For the next several weeks, she lived in this windowless, nipa-walled room. Many visitors came to the house during her incarceration — some who talked Bangingi with her, some who stared and laughed. She controlled her tears until the morning when her captors ordered her to write letters demanding ransom and stating the conditions. Until then her captivity hadn’t seemed real. Her captors continued to order her to write more letters. It seemed that everyone was afraid to handle the ones she had first written, and they had been brought back. She must rewrite them.
As Eunice read and memorized Scripture and kept a daily journal, the Lord began to speak to her through the Psalms, and like the Psalmist, she asked him, “How long?” He reminded her that her times were in his hands (Psalm 31:15).
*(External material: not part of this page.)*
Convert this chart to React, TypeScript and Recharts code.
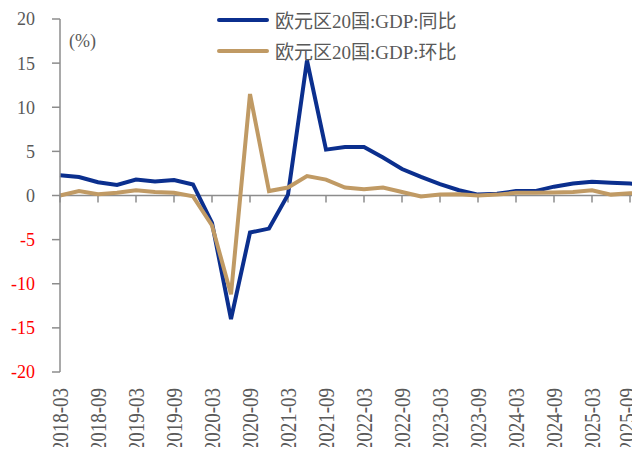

He asked her to praise him, even in the midst of fear and uncertainty (Psalm 57:7-9), and when she obeyed in this, she felt great strength and peace. Later she learned there was indeed a set time for her deliverance (Psalm 102:13).
Another verse which came to mean a great deal to her was Psalms 79:11: “Let the sighing of the prisoner come before thee; according to the greatness of thy power preserve thou those that are appointed to die.”
Later Dr. Richard Pittman, Wycliffe Coordinator for Asian Studies, shared with her how deeply the Lord impressed him with this Scripture during that time of prayer and waiting. He had noted it in the margin of his Bible under the date of March 20. Seymour Ashley, SIL* Director for the southern area of the Philippines, also wrote that verse to her, and she had been required to explain it to the commanders as they read the letter.
A negotiator brought a newspaper to the rebels that reported military involvement in the kidnapping. This angered the rebels, and the commander demanded that she write another letter, stating that unless the military withdrew, they could never release Eunice. Instead they would move her to their large base. Having relieved his irritation, he then suggested they play a game of “Scrabble” in English.
New people arrived who demanded to know why no ransom had been paid. They pressured Eunice to urge that this be done. She answered that in writing the letters she had done all she could do. On the day the rebels sent Sulaiman home, they made Eunice write a letter to send with him. It stated that if Sulaiman did not bring back the ransom demanded, they would kill Eunice. They set a deadline of March 11. Even as she wrote, the words of Psalm 118:17 flashed into her mind: “I shall not die, but live.” She didn’t know when the Lord would bring her out, but she knew he would!
Again the commander and three of the men suggested a game of “Scrabble.” They told Eunice, “If you win, you can go home, even if they don’t send the money.” She managed a close win, but she wasn’t immediately released.
On March 20, the Lord gave Eunice the verse found in Psalm 119:126: “It is the time for thee, Lord, to work.” She felt assured that the time had actually come. “This is the day!” she said to herself.
Only when Eunice finally saw guns and soldiers on the approaching boats did she realize the negotiations had involved the Philippine military. Thankful and overjoyed, she was hauled aboard one of the military speedboats. That’s when she heard Colonel Cirilo Bueno of the Philippine Constabulary, coordinator of the rescue efforts, exclaim with feeling, “You’re safe!”
The verse that had meant so much to her during her captivity flashed into her mind, “Let the sighing of the prisoner come before thee; according to the greatness of thy power preserve thou those that are appointed to die.” Truly, it was the “greatness of his power” that had appointed her to live.